We can write a grammar $\mathscr G'_2$ for $L'_2$ that introduces two terminals per rule:

*

*For all pairs of rules $\fbox{$A \to B x$}$ and $\fbox{$B \to C y$}$ in $\mathscr G_2$, write a new rule $\fbox{$A \to Cyx$}$.

*For all pairs of rules $\fbox{$A \to B x$}$ and $\fbox{$B \to y$}$ in $\mathscr G_2$, write a new rule $\fbox{$A \to yx$}$.


Now we can write a context-free grammar $\mathscr G$ for $L$:

*

*The nonterminals are $\fbox{$N_{AB}$}$, where $A$ is a nonterminal in $\mathscr G_1$ and $B$ is a nonterminal in $\mathscr G'_2$.


*The starting nonterminal is $\fbox{$N_{S_{L_1}S_{L_2}}$}$.


*For every pair of rules $\fbox{$A \to \color{red}xB$} \in \mathscr G_1$ and $\fbox{$C \to D\color{#0b0}y\color{#0b0}z$} \in \mathscr G'_2$, write a rule $\fbox{$N_{AC} \to \color{red}xN_{BD}\color{#0b0}y\color{#0b0}z$}$.


*For every pair of rules $\fbox{$A \to \color{red}x$} \in \mathscr G_1$ and $\fbox{$C \to \color{#0b0}y\color{#0b0}z$} \in \mathscr G'_2$, write a rule $\fbox{$N_{AC} \to \color{red}x\color{#0b0}y\color{#0b0}z$}$.


*If $\epsilon \in L_1$ and $\epsilon \in L_2$, write a rule $\fbox{$N_{S_{L_1}S_{L_2}} \to \epsilon$}$.

You can routinely verify this:

*

*If $u \in L_1$ and $v \in L_2$ and $|v|=2|u|$, then a chain of productions generating $u$ in $\mathscr G_1$ and a chain of productions generating $v$ in $\mathscr G_2$ are easily transformed into a chain of productions in $\mathscr G$ generating $uv$ in $|u|$ steps. (This proves $L \subseteq \mathsf{Lang}(\mathscr G)$.)
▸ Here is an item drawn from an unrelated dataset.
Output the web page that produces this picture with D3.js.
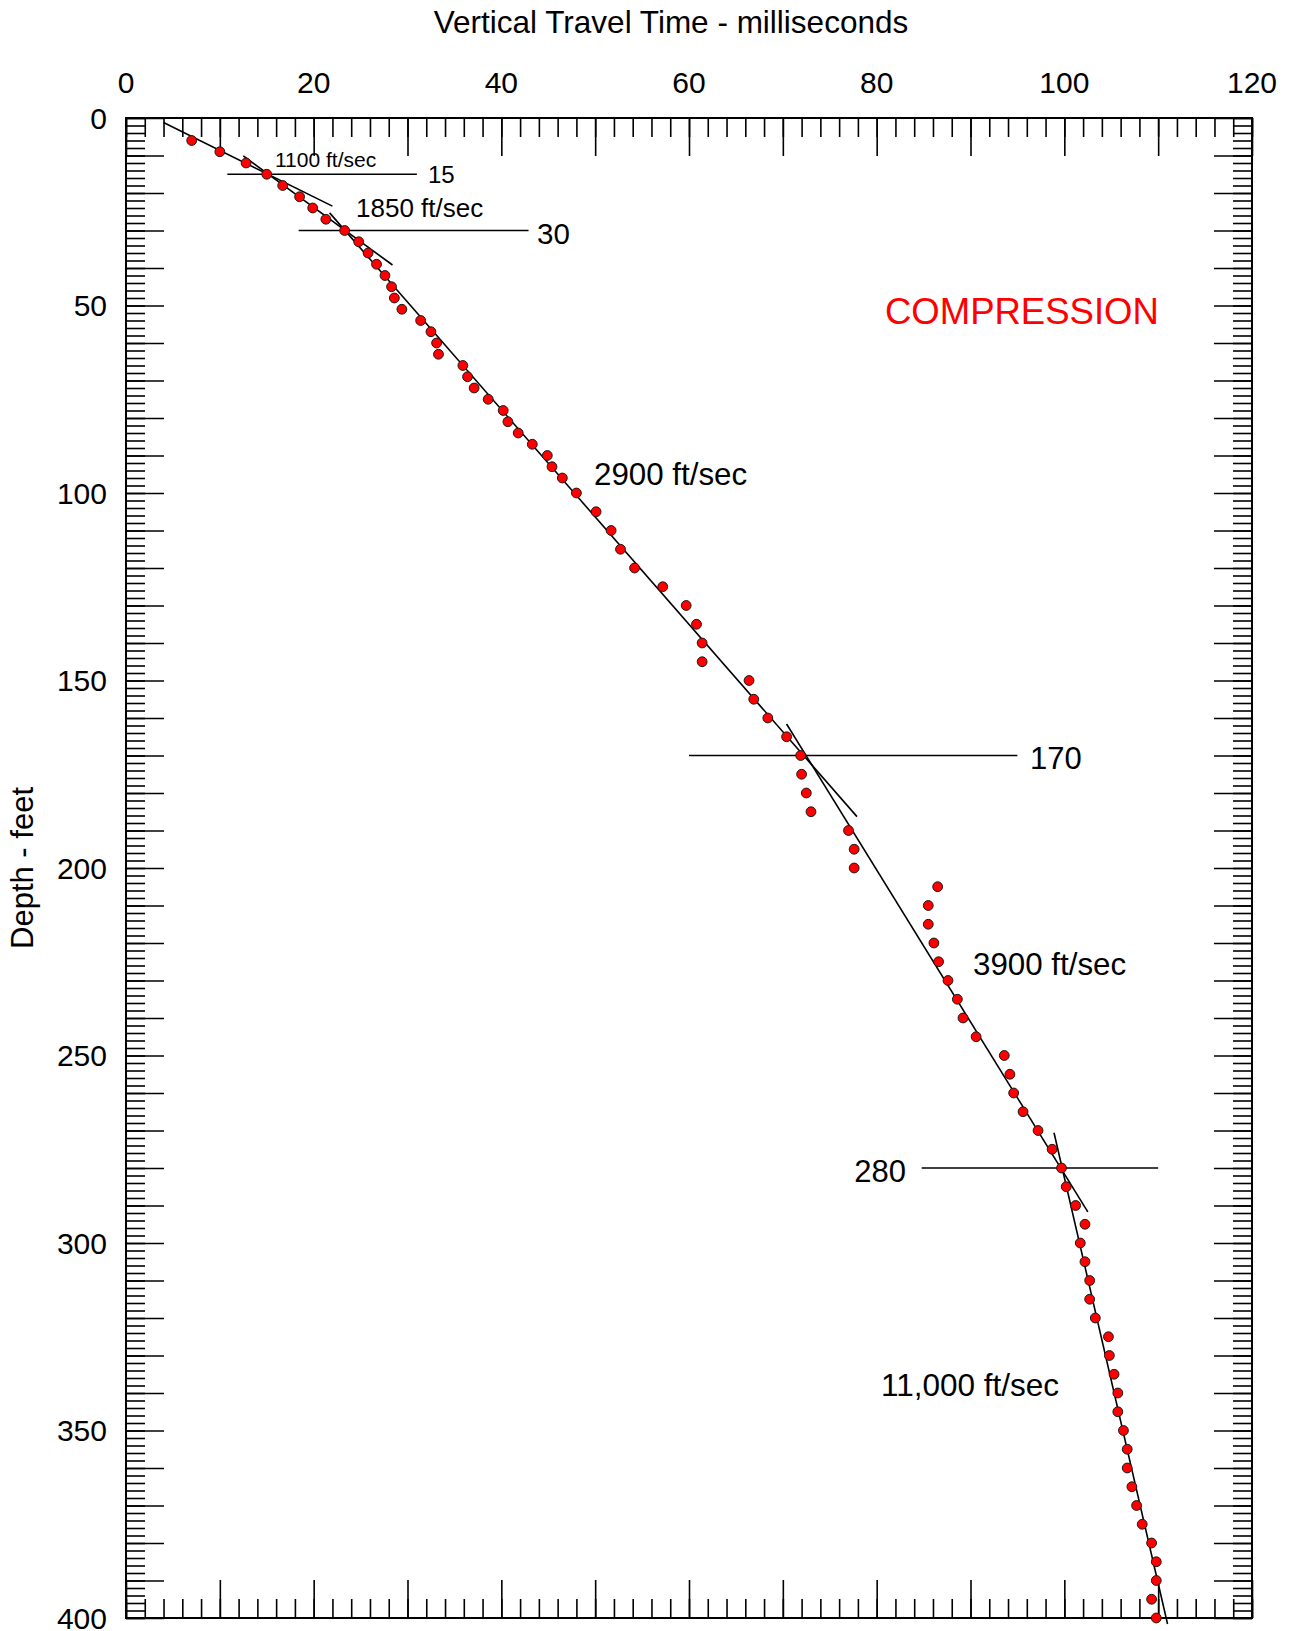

*Conversely, any chain of productions in $\mathscr G$ generating some string $x$ in $L$ can be “pulled apart” (by reading the nonterminal names) into chains of productions in $\mathscr G_1$ and $\mathscr G_2$ for the first third of $x$ and the last two-thirds of $x$, respectively. (This proves $L \supseteq \mathsf{Lang}(\mathscr G)$.)